If you experience suicidal thoughts or have lost someone to suicide, the following post could be potentially triggering. You can contact the Crisis Text Line by texting “START” to 741741.

Warning: This piece contains spoilers about the movie “A Star Is Born.”

This post contains spoilers for “A Star Is Born.” 

It was suggested to me by several people not to watch “A Star Is Born” because my late husband killed himself and a character in the movie ends their life as well.

Twenty minutes later I drove to the theater and bought myself a ticket.

I will never allow any movie, TV show, book or conversation about suicide stop me from living my life. I choose to confront suicide and not go around the topic. Something that has helped me move forward in my grief journey is desensitization and being as transparent with my story as possible so that I may help others.

On April 22, 2015, I came home and found my late husband, Sgt. Doolittle of the Kansas City, Kansas police department, dead in our little garage under our house. It was three days shy of his 35th birthday.

The police department’s official report and autopsy report lists our marriage as the catalyst to his suicide.

I already blamed myself, but I began hating myself after I reached out to his chief twice and was ignored twice.
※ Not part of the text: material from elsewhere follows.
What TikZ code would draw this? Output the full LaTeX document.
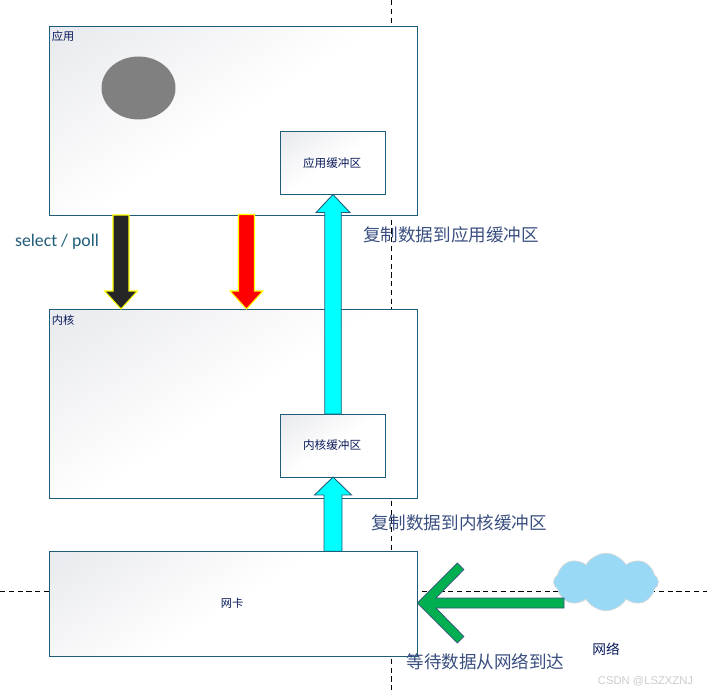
\documentclass[tikz,border=0pt]{standalone}
\usepackage{fontspec}
\setmainfont{Noto Sans CJK SC}
\newfontfamily\latinfont{Carlito}
\newfontfamily\markfont{Liberation Sans}
\usetikzlibrary{
  arrows.meta, positioning, calc, shapes.geometric, shapes.symbols
}
\definecolor{tealA}{HTML}{1F5C7A}
\definecolor{navyA}{HTML}{0A1A5C}
\definecolor{slateA}{HTML}{3A4F80}
\definecolor{grayA}{HTML}{808080}
\definecolor{grayB}{HTML}{EAEBEE}
\definecolor{blackA}{HTML}{262626}
\definecolor{yellowA}{HTML}{FFFF00}
\definecolor{cyanA}{HTML}{00FFFF}
\definecolor{greenA}{HTML}{00B050}
\definecolor{cloudA}{HTML}{99D9F6}
\pgfdeclarehorizontalshading{panelfade}{100bp}{
  color(0bp)=(grayB); color(18bp)=(grayB); color(50bp)=(white); color(100bp)=(white)
}
\tikzset{
  panel/.style={
    draw=tealA, shading=panelfade, shading angle=-57, line width=0.5pt, outer sep=0pt,
    inner sep=0pt, minimum width=7.36cm, minimum height=#1
  },
  bufbox/.style={
    draw=tealA, shading=panelfade, shading angle=-57, line width=0.5pt, outer sep=0pt,
    inner sep=0pt, minimum width=2.1cm, minimum height=1.26cm,
    font=\fontsize{6.6pt}{8pt}\selectfont, text=navyA
  },
  tag/.style={font=\fontsize{6.4pt}{8pt}\selectfont, text=navyA, inner sep=0pt},
  note/.style={font=\fontsize{10pt}{12pt}\selectfont, text=slateA, inner sep=0pt},
  guide/.style={densely dashed, line width=0.5pt},
  blockdown/.style={draw=yellowA, fill=#1, line width=0.6pt, line join=miter},
  blockup/.style={draw=tealA, fill=cyanA, line width=0.5pt, line join=miter}
}
\newcommand{\blockarrow}[5]{
  \draw[#3] let \p1=(#1), \p2=(#2) in
    (\x1-#4,\y1) -- (\x1-#4,\y2-#5*0.36cm) -- (\x1-#4*2.05,\y2-#5*0.36cm)
    -- (\x2,\y2) -- (\x1+#4*2.05,\y2-#5*0.36cm) -- (\x1+#4,\y2-#5*0.36cm) -- (\x1+#4,\y1) -- cycle;
}
\begin{document}
\begin{tikzpicture}[x=0.02cm, y=-0.02cm]
  \useasboundingbox (0,0) rectangle (707,694);
  \coordinate (vtop) at (391.5,0);
  \coordinate (vbot) at (391.5,694);
  \coordinate (hleft) at (0,591);
  \coordinate (hright) at (707,591);
  \draw[guide] (vtop) -- (vbot);
  \draw[guide] (hleft) -- (hright);

  \node[panel=3.78cm, anchor=north west] (app) at (49.5,26) {};
  \node[panel=3.78cm, below=1.89cm of app] (kernel) {};
  \node[panel=2.1cm, below=1.06cm of kernel] (nic) {};
  \node[bufbox] (appbuf) at (333,163) {\hspace*{-1pt}应用缓冲区};
  \node[bufbox] (kernelbuf) at (333,445.5) {\hspace*{-1pt}内核缓冲区};

  \node[tag, anchor=north west] (applabel) at (51.5,31) {应用};
  \node[tag, anchor=north west] (kernellabel) at (51.5,315) {内核};
  \node[tag] (niclabel) at (232,603.5) {网卡};
  \node[draw=none, fill=grayA, ellipse, minimum width=1.48cm, minimum height=1.26cm, inner sep=0pt] (proc) at (138.5,88) {};

  \node[cloud, cloud puffs=8, cloud puff arc=120, aspect=1.8, draw=gray!30, fill=cloudA,
    line width=0.4pt, minimum width=2.1cm, minimum height=1.15cm, inner sep=0pt] (net) at (606,582) {};
  \node[font=\fontsize{7.8pt}{9pt}\selectfont, text=navyA, inner sep=0pt] (netlabel) at (606,649) {网络};

  \coordinate (selecttop) at (121,215);
  \coordinate (selectend) at (121,309);
  \coordinate (readtop) at (246.5,214.5);
  \coordinate (readend) at (246.5,309);
  \coordinate (nicout) at (kernelbuf.south |- nic.north);
  \blockarrow{selecttop}{selectend}{blockdown=blackA}{0.16cm}{-1}
  \blockarrow{readtop}{readend}{blockdown=red}{0.16cm}{-1}
  \blockarrow{kernelbuf.north}{appbuf.south}{blockup}{0.165cm}{1}
  \blockarrow{nicout}{kernelbuf.south}{blockup}{0.18cm}{1}

  \coordinate (netout) at (564,603);
  \draw[draw=slateA, fill=greenA, line width=0.4pt, line join=miter] let \p1=(netout), \p2=(nic.east) in
    (\x1,\y1+0.1cm) -- (\x2+0.37cm,\y1+0.1cm) -- (\x2+0.93cm,\y1+0.67cm) -- (\x2+0.8cm,\y1+0.8cm)
    -- (\x2,\y1) -- (\x2+0.8cm,\y1-0.8cm) -- (\x2+0.93cm,\y1-0.67cm) -- (\x2+0.37cm,\y1-0.1cm)
    -- (\x1,\y1-0.1cm) -- cycle;

  \node[font=\latinfont\fontsize{10.1pt}{12pt}\selectfont, text=tealA, inner sep=0pt] (selectlabel) at (57,242) {select / poll};
  \node[note] (copyapp) at (451,234.5) {复制数据到应用缓冲区};
  \node[note] (copykernel) at (459,522.5) {复制数据到内核缓冲区};
  \node[note] (waitnet) at (485.5,661.5) {等待数据从网络到达};
  \node[font=\markfont\fontsize{6.4pt}{8pt}\selectfont, text=gray!40, inner sep=0pt] (mark) at (645.5,681) {CSDN @LSZXZNJ};
\end{tikzpicture}
\end{document}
Their unnecessary blame added to my grief and I tried ending my pain one morning in the Bahama waters of the Caribbean Sea. It was a little after 7 a.m. on that empty beach when I swam out far past the buoys.

Unfortunately, at the time, but thankfully for me now, nothing happened. I swam to shore after an hour, cleaned myself up and went out dancing that evening with friends… never saying a word of what happened. That’s when I decided I needed change.
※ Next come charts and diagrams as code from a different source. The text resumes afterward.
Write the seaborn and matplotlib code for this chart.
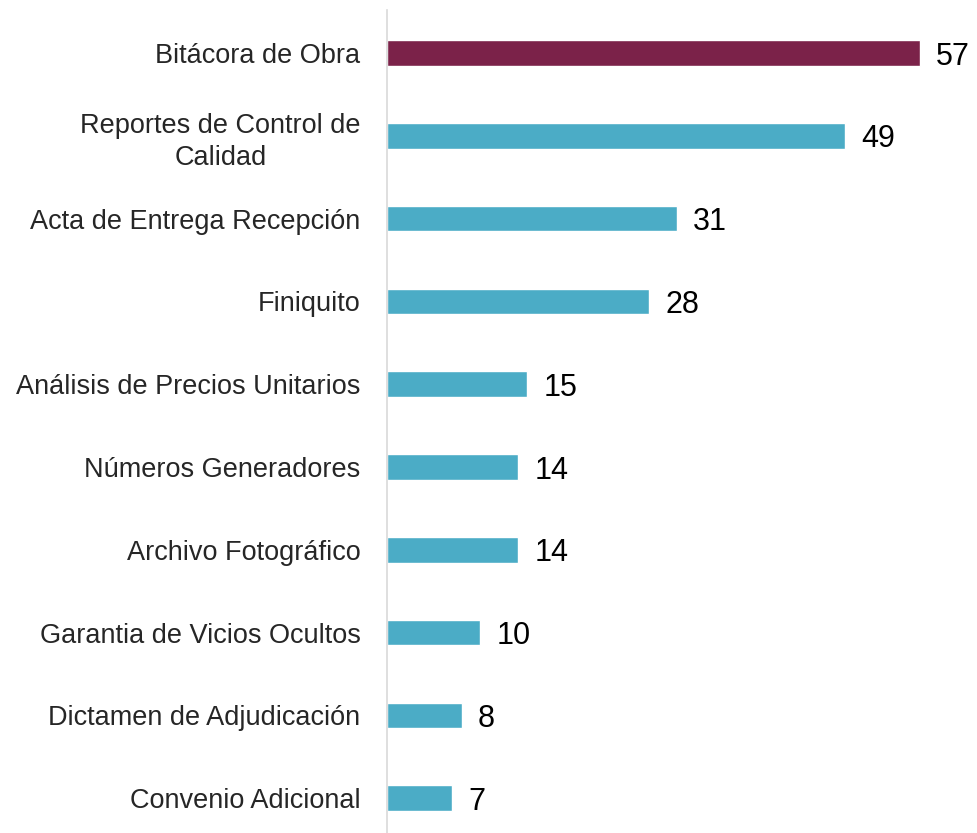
import matplotlib
matplotlib.use("Agg")
import matplotlib.pyplot as plt
import seaborn as sns
import pandas as pd

categories = [
    "Bitácora de Obra",
    "Reportes de Control de\nCalidad",
    "Acta de Entrega Recepción",
    "Finiquito",
    "Análisis de Precios Unitarios",
    "Números Generadores",
    "Archivo Fotográfico",
    "Garantia de Vicios Ocultos",
    "Dictamen de Adjudicación",
    "Convenio Adicional",
]
values = [57, 49, 31, 28, 15, 14, 14, 10, 8, 7]
highlight = "#7B2249"
base = "#4BACC6"
bar_colors = [highlight] + [base] * (len(values) - 1)

df = pd.DataFrame({"Documento": categories, "Cantidad": values})

sns.set_style("white")
plt.rcParams["font.family"] = ["Liberation Sans", "DejaVu Sans"]

fig = plt.figure(figsize=(9.77, 8.33), dpi=100)
ax = fig.add_axes([0.396, 0.0, 0.604, 0.988])

sns.barplot(data=df, x="Cantidad", y="Documento", hue="Documento",
            palette=bar_colors, legend=False, width=0.31, ax=ax,
            saturation=1)

for i, v in enumerate(values):
    ax.text(v + 1.75, i, str(v), va="center_baseline", ha="left",
            fontsize=22, color="black")

ax.set_xlim(0, 63.1)
ax.set_ylim(9.42, -0.52)
ax.set_xlabel("")
ax.set_ylabel("")
ax.set_xticks([])
ax.tick_params(axis="y", length=0, pad=19, labelsize=19.5, labelcolor="#262626")
for lbl in ax.get_yticklabels():
    lbl.set_multialignment("center")
    lbl.set_linespacing(1.3)
for s in ["top", "right", "bottom"]:
    ax.spines[s].set_visible(False)
ax.spines["left"].set_color("#D9D9D9")
ax.spines["left"].set_linewidth(1.2)

fig.savefig("out.png", dpi=100)
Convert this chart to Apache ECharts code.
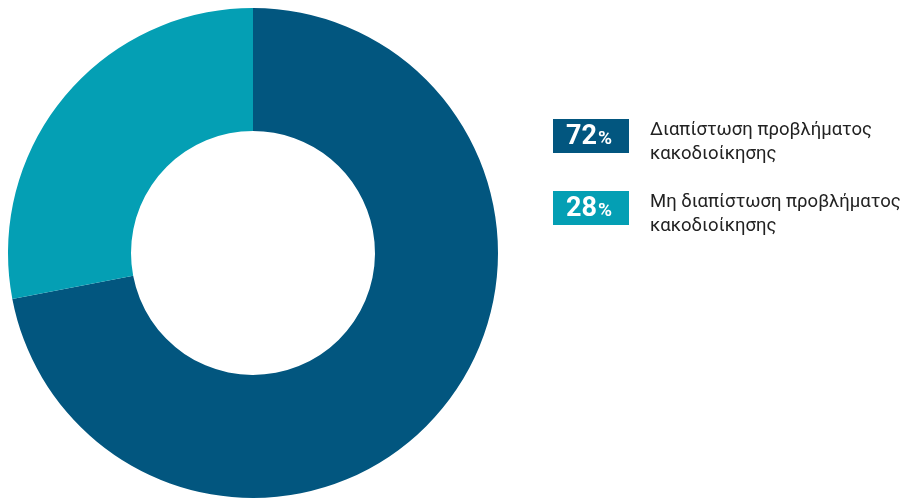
<!DOCTYPE html>
<html><head><meta charset="utf-8">
<script src="https://cdn.jsdelivr.net/npm/echarts@6/dist/echarts.min.js"></script>
<style>html,body{margin:0;padding:0;background:#fff}#c{width:903px;height:498px}</style>
</head><body><div id="c"></div>
<script>
const categories = ['Διαπίστωση προβλήματος\nκακοδιοίκησης', 'Μη διαπίστωση προβλήματος\nκακοδιοίκησης'];
const values = [72, 28];
const colors = ['#02567f', '#049fb4'];

const chart = echarts.init(document.getElementById('c'));
const legendTop = [118, 190];
const graphics = [];
categories.forEach((c, i) => {
  graphics.push({
    type: 'group', left: 553, top: legendTop[i],
    children: [
      {type: 'rect', shape: {x: 0, y: 0, width: 76, height: 34}, style: {fill: colors[i]}},
      {type: 'text', x: 13, y: 18, style: {
        text: '{n|' + values[i] + '}{p|%}', verticalAlign: 'middle',
        rich: {
          n: {fontFamily: 'Roboto', fontWeight: 'bold', fontSize: 27, fill: '#fff'},
          p: {fontFamily: 'Roboto', fontWeight: 'bold', fontSize: 19, fill: '#fff', padding: [5, 0, 0, 1]}
        }}},
      {type: 'text', x: 97, y: -1, style: {
        text: c, fontFamily: 'Roboto', fontSize: 18.5, lineHeight: 24, fill: '#222', verticalAlign: 'top'}}
    ]
  });
});

chart.setOption({
  animation: false,
  series: [{
    type: 'pie',
    center: [253, 253],
    radius: [122, 245],
    startAngle: 90,
    clockwise: true,
    label: {show: false},
    labelLine: {show: false},
    emphasis: {disabled: true},
    data: categories.map((c, i) => ({name: c, value: values[i], itemStyle: {color: colors[i]}}))
  }],
  graphic: graphics
});
</script></body></html>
I’m able to enjoy a cold glass of Saki once in a while because I’ve purchased alcohol at the same liquor store my husband went to that same day he drank enough “liquid courage” to end his pain.

I’m able to not cry every time I see an advertisement for a certain store because I’ve spoken face to face with the manager inside that store — the same store my husband purchased the means to end his life.

I’m able to walk inside my home without screaming because I’ve sat in our garage in the chair he killed himself in, looking out amongst the same oak trees he saw.

I’m able to make love and be in a relationship again because I allow myself to trust. I now understand that Brett’s suicide was not my fault, despite what any “official” report states.

I’m able to hold my head up high because I wrote and published a children’s book on suicide loss after the school district I work for told me not to talk about my husband’s death, that it was a personal issue to me.

And I am still able to live because I have forced myself to do things that are emotionally painful, but necessary for me to move forward mentally.

Yes, I sobbed my way through the movie “A Star Is Born.” It hurt to see so many similarities and compare the warning signs, but it makes my voice stronger when I speak on awareness. Friends and family will want to “protect” you from the things they don’t understand. Their intentions are good, but you have to do what is right for yourself… whatever that may be.